◆ Prompt
In the listing that follows, the range to quote begins at the line that has "Rebuild this chart" and ends after the line that has "42.8, 42.6, 42.4]"; quote it verbatim and add nothing.

◆ Supplied material
** begin **
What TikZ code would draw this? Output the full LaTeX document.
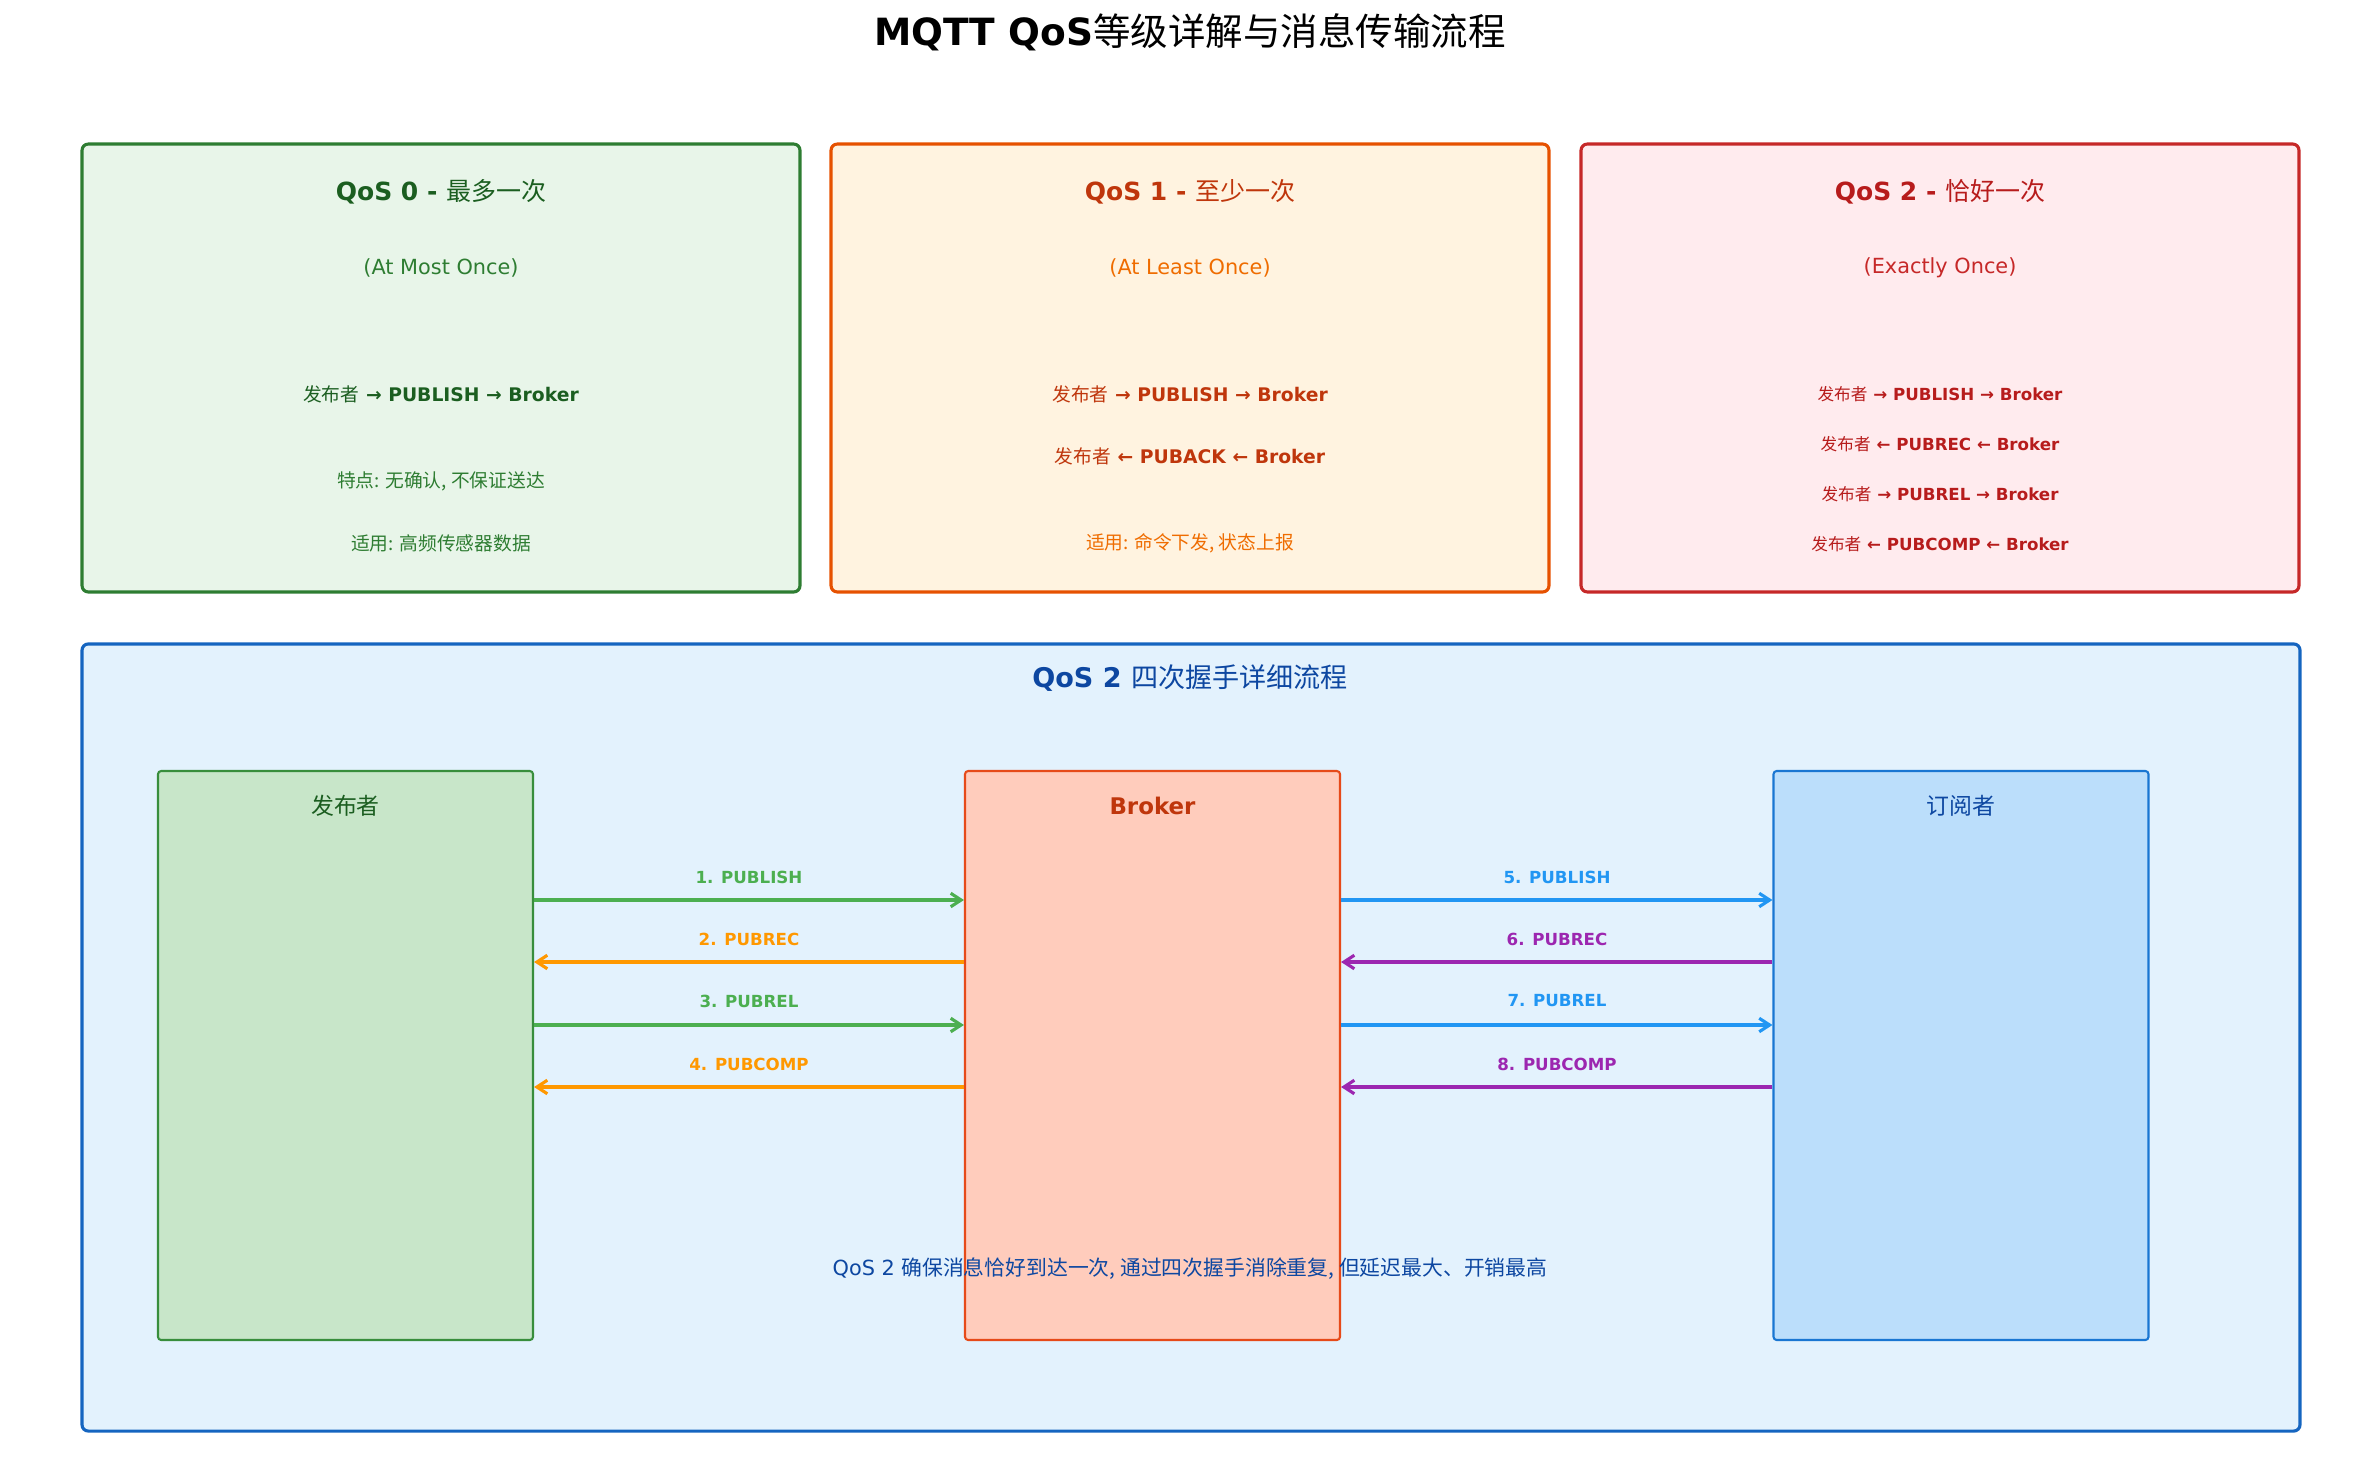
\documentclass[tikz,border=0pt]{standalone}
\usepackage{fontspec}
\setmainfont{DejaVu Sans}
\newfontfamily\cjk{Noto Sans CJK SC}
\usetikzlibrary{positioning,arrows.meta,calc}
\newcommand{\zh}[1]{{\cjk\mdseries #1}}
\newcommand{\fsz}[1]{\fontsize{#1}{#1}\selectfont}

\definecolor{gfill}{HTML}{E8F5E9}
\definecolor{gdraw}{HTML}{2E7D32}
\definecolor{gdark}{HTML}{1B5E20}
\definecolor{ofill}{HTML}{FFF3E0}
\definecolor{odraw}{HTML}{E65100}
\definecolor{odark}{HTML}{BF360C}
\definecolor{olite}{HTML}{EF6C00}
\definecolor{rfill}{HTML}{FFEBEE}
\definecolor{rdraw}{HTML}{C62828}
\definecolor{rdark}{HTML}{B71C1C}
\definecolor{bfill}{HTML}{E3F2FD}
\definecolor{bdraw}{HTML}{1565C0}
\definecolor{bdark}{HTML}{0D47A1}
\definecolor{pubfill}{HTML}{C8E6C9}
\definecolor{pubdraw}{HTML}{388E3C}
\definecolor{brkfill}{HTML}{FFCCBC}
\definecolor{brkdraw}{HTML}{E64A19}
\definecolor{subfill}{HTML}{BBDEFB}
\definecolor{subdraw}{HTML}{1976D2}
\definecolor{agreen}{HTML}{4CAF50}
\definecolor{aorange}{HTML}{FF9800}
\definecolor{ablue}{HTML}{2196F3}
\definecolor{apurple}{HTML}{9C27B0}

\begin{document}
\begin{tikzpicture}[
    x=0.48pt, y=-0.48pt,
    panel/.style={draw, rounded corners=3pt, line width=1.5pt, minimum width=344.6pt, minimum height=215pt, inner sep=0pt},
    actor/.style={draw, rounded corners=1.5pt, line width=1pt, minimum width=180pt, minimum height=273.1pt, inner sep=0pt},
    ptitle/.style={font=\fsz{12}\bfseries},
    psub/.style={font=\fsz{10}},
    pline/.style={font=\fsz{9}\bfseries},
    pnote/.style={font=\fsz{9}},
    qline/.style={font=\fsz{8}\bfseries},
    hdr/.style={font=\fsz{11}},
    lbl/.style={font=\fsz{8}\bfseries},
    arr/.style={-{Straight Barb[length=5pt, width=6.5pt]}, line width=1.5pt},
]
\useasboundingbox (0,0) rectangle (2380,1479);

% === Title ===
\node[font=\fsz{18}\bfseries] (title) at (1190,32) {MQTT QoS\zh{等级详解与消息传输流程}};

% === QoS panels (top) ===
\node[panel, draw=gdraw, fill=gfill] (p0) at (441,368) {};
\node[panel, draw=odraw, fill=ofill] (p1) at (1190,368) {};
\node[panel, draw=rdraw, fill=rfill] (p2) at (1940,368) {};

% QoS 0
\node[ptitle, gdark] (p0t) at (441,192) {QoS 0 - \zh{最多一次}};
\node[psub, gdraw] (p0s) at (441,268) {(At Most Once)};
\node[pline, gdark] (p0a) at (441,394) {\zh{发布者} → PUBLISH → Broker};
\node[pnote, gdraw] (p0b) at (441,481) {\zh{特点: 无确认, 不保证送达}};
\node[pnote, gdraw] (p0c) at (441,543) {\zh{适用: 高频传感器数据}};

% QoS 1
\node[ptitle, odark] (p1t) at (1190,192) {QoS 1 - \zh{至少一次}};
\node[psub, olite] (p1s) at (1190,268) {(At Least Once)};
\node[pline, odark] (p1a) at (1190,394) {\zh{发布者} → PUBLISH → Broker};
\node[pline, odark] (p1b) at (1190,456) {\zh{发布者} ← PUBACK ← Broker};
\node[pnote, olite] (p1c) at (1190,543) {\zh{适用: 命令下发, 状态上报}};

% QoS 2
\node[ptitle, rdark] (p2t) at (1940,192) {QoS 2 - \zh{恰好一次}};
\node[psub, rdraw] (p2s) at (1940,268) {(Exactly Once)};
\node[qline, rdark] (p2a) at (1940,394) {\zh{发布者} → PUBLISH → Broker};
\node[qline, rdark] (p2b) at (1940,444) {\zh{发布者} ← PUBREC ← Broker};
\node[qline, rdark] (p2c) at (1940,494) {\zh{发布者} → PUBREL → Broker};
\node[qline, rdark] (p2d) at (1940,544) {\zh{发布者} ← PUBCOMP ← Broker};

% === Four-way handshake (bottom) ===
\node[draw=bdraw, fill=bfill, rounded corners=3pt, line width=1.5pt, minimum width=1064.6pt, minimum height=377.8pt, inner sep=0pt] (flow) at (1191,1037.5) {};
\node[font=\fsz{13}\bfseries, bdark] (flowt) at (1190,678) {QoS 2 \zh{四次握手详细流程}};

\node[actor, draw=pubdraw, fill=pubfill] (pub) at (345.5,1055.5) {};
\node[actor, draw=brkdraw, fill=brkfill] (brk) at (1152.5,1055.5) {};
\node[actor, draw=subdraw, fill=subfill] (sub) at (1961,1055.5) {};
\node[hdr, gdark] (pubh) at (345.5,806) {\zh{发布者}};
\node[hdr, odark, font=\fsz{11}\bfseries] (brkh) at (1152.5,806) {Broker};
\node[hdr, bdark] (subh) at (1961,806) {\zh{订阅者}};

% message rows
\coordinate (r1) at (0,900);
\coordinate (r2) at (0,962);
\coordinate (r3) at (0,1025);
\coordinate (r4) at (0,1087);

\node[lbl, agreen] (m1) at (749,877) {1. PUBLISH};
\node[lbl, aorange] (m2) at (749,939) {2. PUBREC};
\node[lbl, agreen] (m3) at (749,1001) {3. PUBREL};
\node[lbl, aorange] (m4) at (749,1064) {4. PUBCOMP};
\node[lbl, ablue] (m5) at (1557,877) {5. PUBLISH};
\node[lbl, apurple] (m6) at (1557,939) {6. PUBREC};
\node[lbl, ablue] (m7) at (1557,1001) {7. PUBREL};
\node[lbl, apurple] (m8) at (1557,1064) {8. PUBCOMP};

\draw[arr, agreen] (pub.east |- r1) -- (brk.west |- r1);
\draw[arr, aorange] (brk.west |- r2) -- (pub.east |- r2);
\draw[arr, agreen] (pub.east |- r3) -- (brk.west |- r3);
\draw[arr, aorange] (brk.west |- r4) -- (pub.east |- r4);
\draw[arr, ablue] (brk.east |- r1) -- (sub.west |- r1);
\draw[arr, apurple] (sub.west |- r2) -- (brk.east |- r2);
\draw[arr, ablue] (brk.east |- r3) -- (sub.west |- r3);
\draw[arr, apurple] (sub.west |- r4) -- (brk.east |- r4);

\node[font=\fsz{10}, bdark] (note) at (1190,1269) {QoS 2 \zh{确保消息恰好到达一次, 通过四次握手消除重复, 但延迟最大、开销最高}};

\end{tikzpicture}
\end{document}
** end **
** begin **
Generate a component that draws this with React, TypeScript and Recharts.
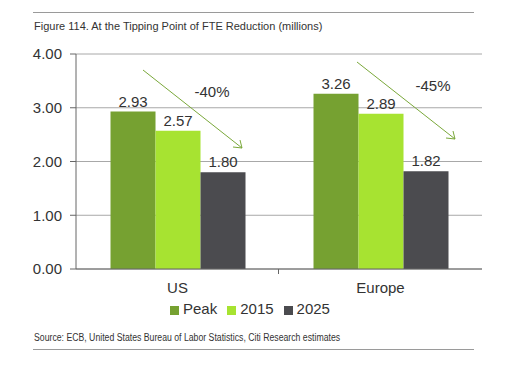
** end **
** begin **
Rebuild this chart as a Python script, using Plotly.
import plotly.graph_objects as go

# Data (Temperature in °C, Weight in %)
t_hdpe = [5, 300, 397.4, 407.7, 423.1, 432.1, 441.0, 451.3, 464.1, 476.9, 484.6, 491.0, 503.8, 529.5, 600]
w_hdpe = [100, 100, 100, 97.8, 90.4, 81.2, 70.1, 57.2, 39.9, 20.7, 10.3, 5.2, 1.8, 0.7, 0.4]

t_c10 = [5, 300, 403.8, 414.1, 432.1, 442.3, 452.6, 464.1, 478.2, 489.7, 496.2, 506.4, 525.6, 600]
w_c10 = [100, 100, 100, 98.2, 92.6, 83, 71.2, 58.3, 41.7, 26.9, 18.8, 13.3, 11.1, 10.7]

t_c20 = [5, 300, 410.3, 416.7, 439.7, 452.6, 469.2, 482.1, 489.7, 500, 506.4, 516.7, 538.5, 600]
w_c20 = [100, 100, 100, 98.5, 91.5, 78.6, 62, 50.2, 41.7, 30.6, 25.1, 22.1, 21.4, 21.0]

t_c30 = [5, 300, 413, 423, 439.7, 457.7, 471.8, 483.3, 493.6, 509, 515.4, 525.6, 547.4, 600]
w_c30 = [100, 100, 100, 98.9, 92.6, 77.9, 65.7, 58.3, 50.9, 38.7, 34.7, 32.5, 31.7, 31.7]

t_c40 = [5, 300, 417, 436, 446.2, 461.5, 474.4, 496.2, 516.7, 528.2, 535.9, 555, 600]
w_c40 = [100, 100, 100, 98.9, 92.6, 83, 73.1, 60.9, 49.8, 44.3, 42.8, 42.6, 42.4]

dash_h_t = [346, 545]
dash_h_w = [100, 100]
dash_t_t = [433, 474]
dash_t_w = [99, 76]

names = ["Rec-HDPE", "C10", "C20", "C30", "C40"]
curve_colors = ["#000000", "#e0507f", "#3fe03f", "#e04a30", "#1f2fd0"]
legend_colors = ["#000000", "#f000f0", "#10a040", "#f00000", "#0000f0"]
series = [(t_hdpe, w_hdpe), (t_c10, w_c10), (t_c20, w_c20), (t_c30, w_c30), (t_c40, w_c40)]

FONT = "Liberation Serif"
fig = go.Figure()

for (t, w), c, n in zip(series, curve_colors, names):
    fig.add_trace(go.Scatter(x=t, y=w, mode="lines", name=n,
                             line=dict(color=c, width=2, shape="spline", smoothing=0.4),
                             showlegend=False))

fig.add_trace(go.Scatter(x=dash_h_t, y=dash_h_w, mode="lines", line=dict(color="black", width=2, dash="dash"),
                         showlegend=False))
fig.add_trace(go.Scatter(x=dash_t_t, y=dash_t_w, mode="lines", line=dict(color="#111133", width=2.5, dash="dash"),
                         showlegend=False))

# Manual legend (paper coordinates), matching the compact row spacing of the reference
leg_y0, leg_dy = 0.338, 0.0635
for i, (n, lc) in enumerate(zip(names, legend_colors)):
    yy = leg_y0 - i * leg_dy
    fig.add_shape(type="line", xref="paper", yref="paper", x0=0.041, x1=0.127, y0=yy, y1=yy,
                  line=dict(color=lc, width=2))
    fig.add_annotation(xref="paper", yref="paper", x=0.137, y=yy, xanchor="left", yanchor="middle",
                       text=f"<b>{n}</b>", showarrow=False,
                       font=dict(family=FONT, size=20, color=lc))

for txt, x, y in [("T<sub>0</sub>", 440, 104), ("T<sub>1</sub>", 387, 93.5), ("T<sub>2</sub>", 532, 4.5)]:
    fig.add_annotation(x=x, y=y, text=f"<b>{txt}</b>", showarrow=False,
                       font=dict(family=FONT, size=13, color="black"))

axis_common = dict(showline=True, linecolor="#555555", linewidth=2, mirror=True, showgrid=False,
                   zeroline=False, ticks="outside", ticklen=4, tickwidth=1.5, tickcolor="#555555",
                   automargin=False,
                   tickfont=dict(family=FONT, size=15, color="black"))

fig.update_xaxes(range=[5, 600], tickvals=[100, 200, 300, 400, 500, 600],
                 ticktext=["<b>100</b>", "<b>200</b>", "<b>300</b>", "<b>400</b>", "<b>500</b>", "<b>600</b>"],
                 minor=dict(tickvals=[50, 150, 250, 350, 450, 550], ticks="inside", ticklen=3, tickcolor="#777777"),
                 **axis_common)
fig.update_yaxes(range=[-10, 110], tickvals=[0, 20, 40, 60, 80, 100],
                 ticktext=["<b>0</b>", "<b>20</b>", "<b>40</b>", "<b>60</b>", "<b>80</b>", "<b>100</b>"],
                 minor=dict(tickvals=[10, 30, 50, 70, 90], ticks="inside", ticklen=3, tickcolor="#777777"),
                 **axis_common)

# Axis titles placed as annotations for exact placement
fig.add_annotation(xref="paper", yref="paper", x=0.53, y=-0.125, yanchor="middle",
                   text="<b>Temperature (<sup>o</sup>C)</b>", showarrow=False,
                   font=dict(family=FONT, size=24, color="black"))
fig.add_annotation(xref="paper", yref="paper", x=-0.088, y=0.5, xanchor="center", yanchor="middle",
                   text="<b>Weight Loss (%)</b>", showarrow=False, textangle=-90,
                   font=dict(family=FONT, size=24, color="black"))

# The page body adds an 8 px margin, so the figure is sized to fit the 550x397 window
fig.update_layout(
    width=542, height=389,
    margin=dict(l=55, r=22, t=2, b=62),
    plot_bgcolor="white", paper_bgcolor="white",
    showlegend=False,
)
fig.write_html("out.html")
** end **
◆ Answer for this exercise
Rebuild this chart as a Python script, using Plotly.
import plotly.graph_objects as go

# Data (Temperature in °C, Weight in %)
t_hdpe = [5, 300, 397.4, 407.7, 423.1, 432.1, 441.0, 451.3, 464.1, 476.9, 484.6, 491.0, 503.8, 529.5, 600]
w_hdpe = [100, 100, 100, 97.8, 90.4, 81.2, 70.1, 57.2, 39.9, 20.7, 10.3, 5.2, 1.8, 0.7, 0.4]

t_c10 = [5, 300, 403.8, 414.1, 432.1, 442.3, 452.6, 464.1, 478.2, 489.7, 496.2, 506.4, 525.6, 600]
w_c10 = [100, 100, 100, 98.2, 92.6, 83, 71.2, 58.3, 41.7, 26.9, 18.8, 13.3, 11.1, 10.7]

t_c20 = [5, 300, 410.3, 416.7, 439.7, 452.6, 469.2, 482.1, 489.7, 500, 506.4, 516.7, 538.5, 600]
w_c20 = [100, 100, 100, 98.5, 91.5, 78.6, 62, 50.2, 41.7, 30.6, 25.1, 22.1, 21.4, 21.0]

t_c30 = [5, 300, 413, 423, 439.7, 457.7, 471.8, 483.3, 493.6, 509, 515.4, 525.6, 547.4, 600]
w_c30 = [100, 100, 100, 98.9, 92.6, 77.9, 65.7, 58.3, 50.9, 38.7, 34.7, 32.5, 31.7, 31.7]

t_c40 = [5, 300, 417, 436, 446.2, 461.5, 474.4, 496.2, 516.7, 528.2, 535.9, 555, 600]
w_c40 = [100, 100, 100, 98.9, 92.6, 83, 73.1, 60.9, 49.8, 44.3, 42.8, 42.6, 42.4]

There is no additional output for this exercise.